Frequently Asked Questions
Should I acquire resources in init or enter?
Always acquire in __enter__. Acquiring in __init__ wastes resources if the context manager is created but the with block is never entered. It also makes testing harder because you must manually clean up in tests.
Can I use inheritance with context managers?
Yes. You can inherit __enter__ and override __exit__, or vice versa. However, if you override either method, call super().__enter__() and super().__exit__() to preserve cleanup contracts. Use ExitStack (see next article) for complex cleanup hierarchies.
What if I need to acquire multiple independent resources?
Either create separate context managers and nest them, or create a single context manager that acquires all and releases all in reverse order (LIFO). For complex scenarios, use contextlib.ExitStack.
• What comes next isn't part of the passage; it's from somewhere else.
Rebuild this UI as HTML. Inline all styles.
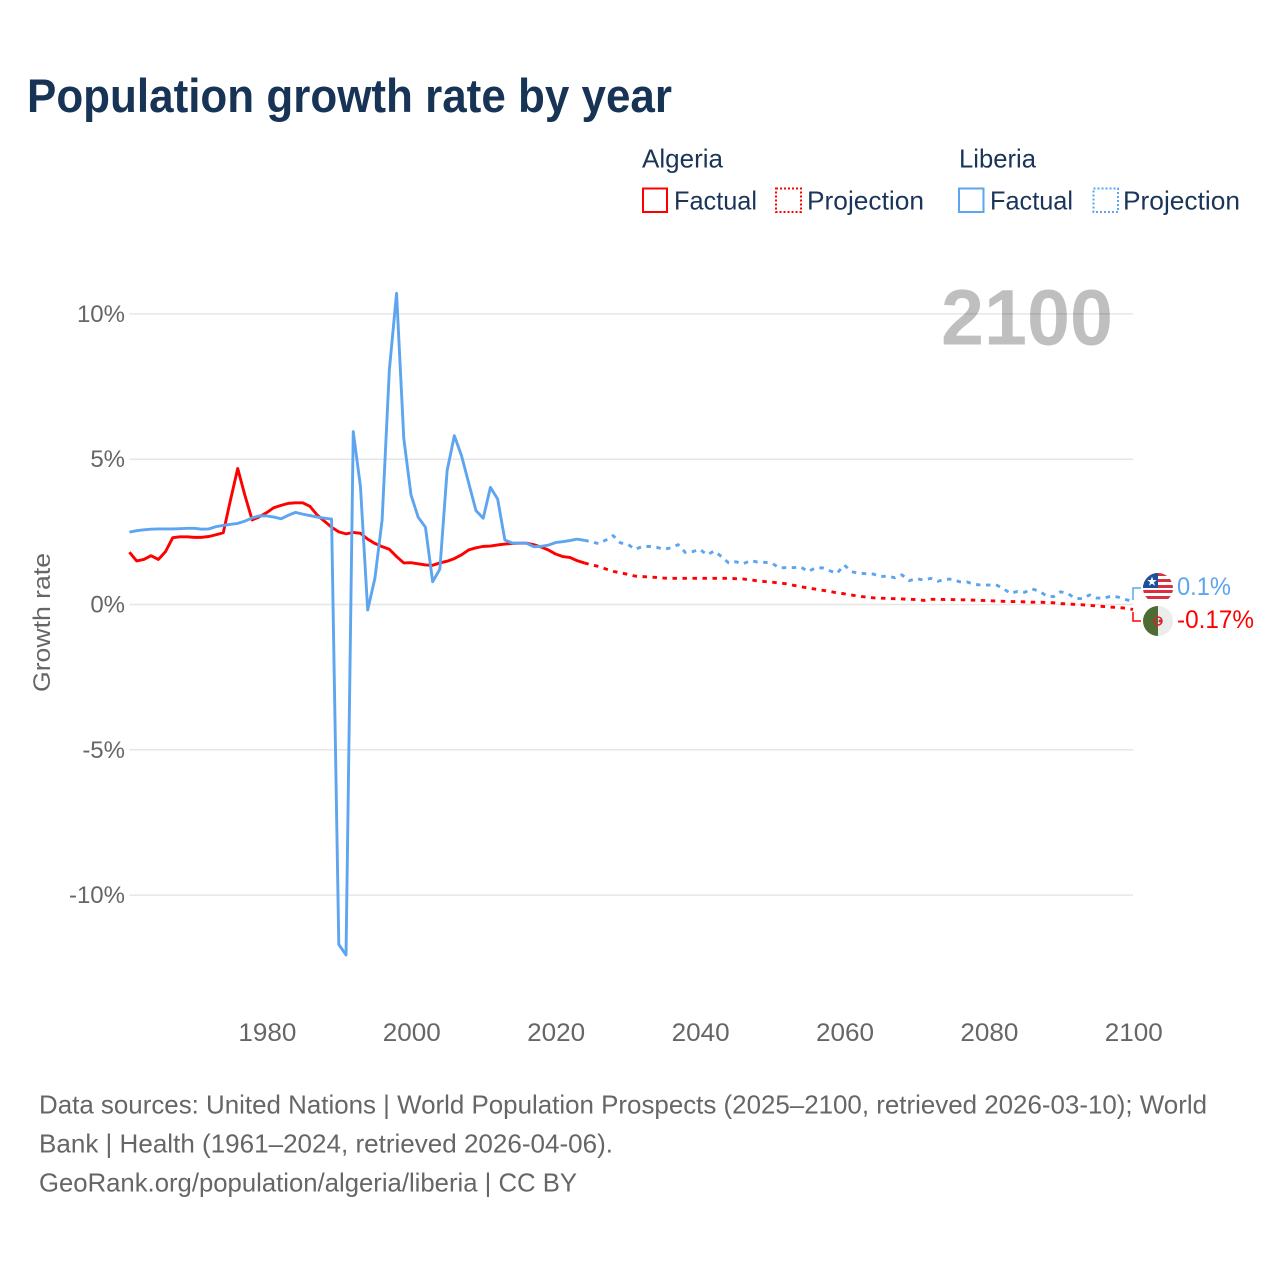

How do I test a custom context manager?
Test the context manager directly: call __enter__, verify the return value and side effects, then call __exit__ with and without exceptions. Use pytest fixtures or helper functions to assert cleanup happened.
Can a context manager be reused (used in multiple with blocks)?
No, not by default. Each with statement creates a new instantiation or reuses an existing context manager and calls __enter__ / __exit__ once. If you need reusable resources, wrap the context manager instantiation in a factory function or use a connection pool with a context manager API.